I feel so grateful for these ladies and babies and find myself wondering how different my expat life would be, how different a Mother I would be, had I never joined them or had my baby been born a month later. I am a little bit of a believer in everything happens for a reason and so whilst the most recent and most sudden goodbye may not seem to have one yet I hope one day it will.

In the meantime we have to learn to enjoy what we have and appreciate the time we have shared.

As I put my boys to bed this evening I watched each of them sleep for a bit and as always I was overwhelmed by how much I love them and how quickly the time with them has gone. But I could see every past moment in their faces and felt grateful for everything we have shared so far. Life really is short, too short, just like those contracts. It is all over so quickly and before we know it we are saying the hardest goodbyes of all. It’s not always easy to follow a ‘live everyday day like it’s your last’ attitude but I do believe we should learn to take the time to appreciate each moment in life, no matter how insignificant it seems at the time, because as Kurt Vonnegut aptly said “Enjoy the little things in life because one day you’ll look back and realise they were the big things”.
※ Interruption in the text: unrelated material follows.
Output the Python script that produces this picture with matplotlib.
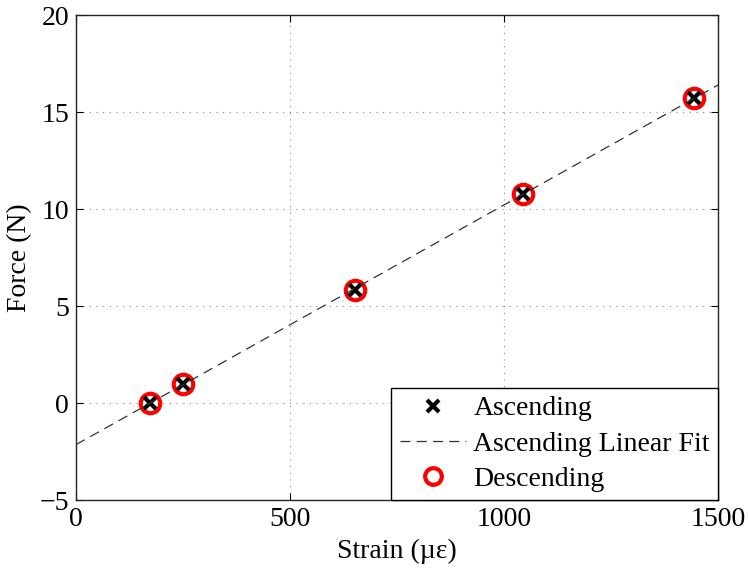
import numpy as np
import matplotlib
matplotlib.use("Agg")
import matplotlib.pyplot as plt

plt.rcParams['font.family'] = ['Liberation Serif', 'DejaVu Serif']
plt.rcParams['axes.unicode_minus'] = False

# Calibration measurements
strain_asc = [173, 249, 652, 1044, 1444]
force_asc = [0.0, 0.98, 5.82, 10.77, 15.72]
strain_desc = [173, 249, 652, 1044, 1444]
force_desc = [0.0, 0.98, 5.82, 10.77, 15.72]

x_ticks = [0, 500, 1000, 1500]
y_ticks = [-5, 0, 5, 10, 15, 20]
y_tick_labels = ['\u22125', '0', '5', '10', '15', '20']

# Linear fit over the ascending data
slope, intercept = np.polyfit(strain_asc, force_asc, 1)
fit_x = np.array([0, 1500])
fit_y = slope * fit_x + intercept

fig = plt.figure(figsize=(7.48, 5.71), dpi=100)
ax = fig.add_axes([0.1016, 0.1243, 0.8584, 0.8494])

ax.plot(strain_desc, force_desc, 'o', ms=14, mfc='white', mec='red', mew=3,
        label='Descending', zorder=3)
ax.plot(strain_asc, force_asc, 'x', ms=8, mec='black', mew=3,
        label='Ascending', zorder=4)
ax.plot(fit_x, fit_y, '--', color='#333333', lw=0.9, dashes=(8, 5),
        label='Ascending Linear Fit', zorder=5)

ax.set_xlim(0, 1500)
ax.set_ylim(-5, 20)
ax.set_xticks(x_ticks)
ax.set_yticks(y_ticks)
ax.set_yticklabels(y_tick_labels)
ax.tick_params(direction='in', length=5, width=0.8, labelsize=20,
               top=True, right=True, pad=5)
ax.grid(True, linestyle=(0, (1, 5)), color='#888888', lw=0.8)
for s in ax.spines.values():
    s.set_linewidth(1.0)
    s.set_color('#222222')

ax.set_xlabel('Strain (µε)', fontsize=20, labelpad=5)
ax.set_ylabel('Force (N)', fontsize=20, labelpad=5)

handles, labels = ax.get_legend_handles_labels()
order = [1, 2, 0]
leg = ax.legend([handles[i] for i in order], [labels[i] for i in order],
                loc='lower right', fontsize=20, fancybox=False, framealpha=1,
                edgecolor='black', borderaxespad=0, handlelength=2.4,
                labelspacing=0.35, borderpad=0.3, handletextpad=0.25)
leg.get_frame().set_linewidth(1.0)
leg.legend_handles[0].set_markersize(8)
leg.legend_handles[2].set_markersize(12)

fig.savefig('out.png', dpi=100)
People need to understand that for good or bad their actions have consequences and moments can stay with people for a lifetime. Just as we need to endure our babies falling so we can help teach them how to get up we too have to suffer the downs to benefit from the highs. At the end of it all every moment counts and every person you meet will effect you. So let the bad things make you stronger and learn to soak up the good stuff because in the end “the best things in life are the people we meet, the places we go and the memories we make along the way” (Author unknown). We can’t stop the world from moving and goodbyes are inevitable but the in between is up to us.